Begin at the first line below and copy each line exactly, ending with the line where "67, 78, 59, 58, 47, 47, 66, 36, 45]" appears.

-- START --

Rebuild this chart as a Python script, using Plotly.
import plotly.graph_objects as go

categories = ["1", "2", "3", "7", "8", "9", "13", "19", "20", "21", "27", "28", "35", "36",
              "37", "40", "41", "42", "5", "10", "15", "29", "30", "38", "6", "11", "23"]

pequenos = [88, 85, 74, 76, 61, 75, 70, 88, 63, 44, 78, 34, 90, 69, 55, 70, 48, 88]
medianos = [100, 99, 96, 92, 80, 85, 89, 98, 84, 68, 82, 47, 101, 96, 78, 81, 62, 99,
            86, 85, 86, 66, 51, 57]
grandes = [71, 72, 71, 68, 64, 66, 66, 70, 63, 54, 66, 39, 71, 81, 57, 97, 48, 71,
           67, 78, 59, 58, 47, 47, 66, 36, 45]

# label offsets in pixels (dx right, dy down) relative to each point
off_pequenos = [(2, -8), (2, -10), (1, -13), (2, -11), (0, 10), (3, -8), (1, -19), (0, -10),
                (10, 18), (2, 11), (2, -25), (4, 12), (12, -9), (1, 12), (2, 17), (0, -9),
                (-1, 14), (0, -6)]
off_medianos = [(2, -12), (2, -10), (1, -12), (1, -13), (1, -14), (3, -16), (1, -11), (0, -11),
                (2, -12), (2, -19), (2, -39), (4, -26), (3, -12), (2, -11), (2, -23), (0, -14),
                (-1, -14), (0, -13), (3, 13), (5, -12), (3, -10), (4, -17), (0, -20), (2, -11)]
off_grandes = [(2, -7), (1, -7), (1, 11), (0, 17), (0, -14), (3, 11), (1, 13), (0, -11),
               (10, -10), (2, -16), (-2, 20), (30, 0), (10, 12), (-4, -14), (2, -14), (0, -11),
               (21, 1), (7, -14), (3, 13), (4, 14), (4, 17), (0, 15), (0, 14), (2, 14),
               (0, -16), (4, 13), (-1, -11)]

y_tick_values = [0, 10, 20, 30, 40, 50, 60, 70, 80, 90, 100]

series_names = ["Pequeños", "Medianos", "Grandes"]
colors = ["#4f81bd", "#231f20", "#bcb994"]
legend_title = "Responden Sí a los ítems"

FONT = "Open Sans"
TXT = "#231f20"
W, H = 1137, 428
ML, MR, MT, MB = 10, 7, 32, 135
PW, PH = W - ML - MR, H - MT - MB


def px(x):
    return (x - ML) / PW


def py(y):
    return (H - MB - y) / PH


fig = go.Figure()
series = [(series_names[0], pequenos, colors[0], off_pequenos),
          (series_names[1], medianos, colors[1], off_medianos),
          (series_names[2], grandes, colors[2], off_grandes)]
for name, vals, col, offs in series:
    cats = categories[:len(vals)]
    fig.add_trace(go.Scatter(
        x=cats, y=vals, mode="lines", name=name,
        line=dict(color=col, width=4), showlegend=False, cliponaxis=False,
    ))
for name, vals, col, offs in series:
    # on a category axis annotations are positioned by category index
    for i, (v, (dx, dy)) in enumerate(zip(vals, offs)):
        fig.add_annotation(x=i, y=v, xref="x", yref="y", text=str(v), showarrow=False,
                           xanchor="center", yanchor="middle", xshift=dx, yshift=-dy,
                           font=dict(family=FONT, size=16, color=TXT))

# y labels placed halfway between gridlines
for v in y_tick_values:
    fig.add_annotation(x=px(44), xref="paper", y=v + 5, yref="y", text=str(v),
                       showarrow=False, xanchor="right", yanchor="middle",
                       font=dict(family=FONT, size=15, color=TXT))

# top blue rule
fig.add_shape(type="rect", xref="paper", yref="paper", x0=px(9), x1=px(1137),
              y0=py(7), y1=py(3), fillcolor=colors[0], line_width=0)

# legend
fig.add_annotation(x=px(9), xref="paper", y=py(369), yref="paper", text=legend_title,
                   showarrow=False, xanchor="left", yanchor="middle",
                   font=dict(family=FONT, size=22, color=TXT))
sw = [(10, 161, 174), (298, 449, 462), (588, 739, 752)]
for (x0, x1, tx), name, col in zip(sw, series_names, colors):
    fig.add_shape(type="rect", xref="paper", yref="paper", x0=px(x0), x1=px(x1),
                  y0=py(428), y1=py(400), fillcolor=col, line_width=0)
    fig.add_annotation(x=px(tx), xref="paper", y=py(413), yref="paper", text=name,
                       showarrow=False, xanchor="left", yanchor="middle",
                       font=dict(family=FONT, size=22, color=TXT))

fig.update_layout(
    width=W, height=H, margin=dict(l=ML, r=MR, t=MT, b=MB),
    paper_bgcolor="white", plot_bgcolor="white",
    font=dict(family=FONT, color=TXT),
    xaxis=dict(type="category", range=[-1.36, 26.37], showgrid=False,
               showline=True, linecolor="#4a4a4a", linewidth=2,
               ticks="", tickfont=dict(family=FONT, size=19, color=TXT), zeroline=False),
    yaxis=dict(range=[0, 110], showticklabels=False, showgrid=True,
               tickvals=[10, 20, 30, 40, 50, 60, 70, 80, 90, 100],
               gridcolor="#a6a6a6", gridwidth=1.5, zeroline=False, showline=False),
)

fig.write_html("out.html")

-- END --

-- Result below --
Rebuild this chart as a Python script, using Plotly.
import plotly.graph_objects as go

categories = ["1", "2", "3", "7", "8", "9", "13", "19", "20", "21", "27", "28", "35", "36",
              "37", "40", "41", "42", "5", "10", "15", "29", "30", "38", "6", "11", "23"]

pequenos = [88, 85, 74, 76, 61, 75, 70, 88, 63, 44, 78, 34, 90, 69, 55, 70, 48, 88]
medianos = [100, 99, 96, 92, 80, 85, 89, 98, 84, 68, 82, 47, 101, 96, 78, 81, 62, 99,
            86, 85, 86, 66, 51, 57]
grandes = [71, 72, 71, 68, 64, 66, 66, 70, 63, 54, 66, 39, 71, 81, 57, 97, 48, 71,
           67, 78, 59, 58, 47, 47, 66, 36, 45]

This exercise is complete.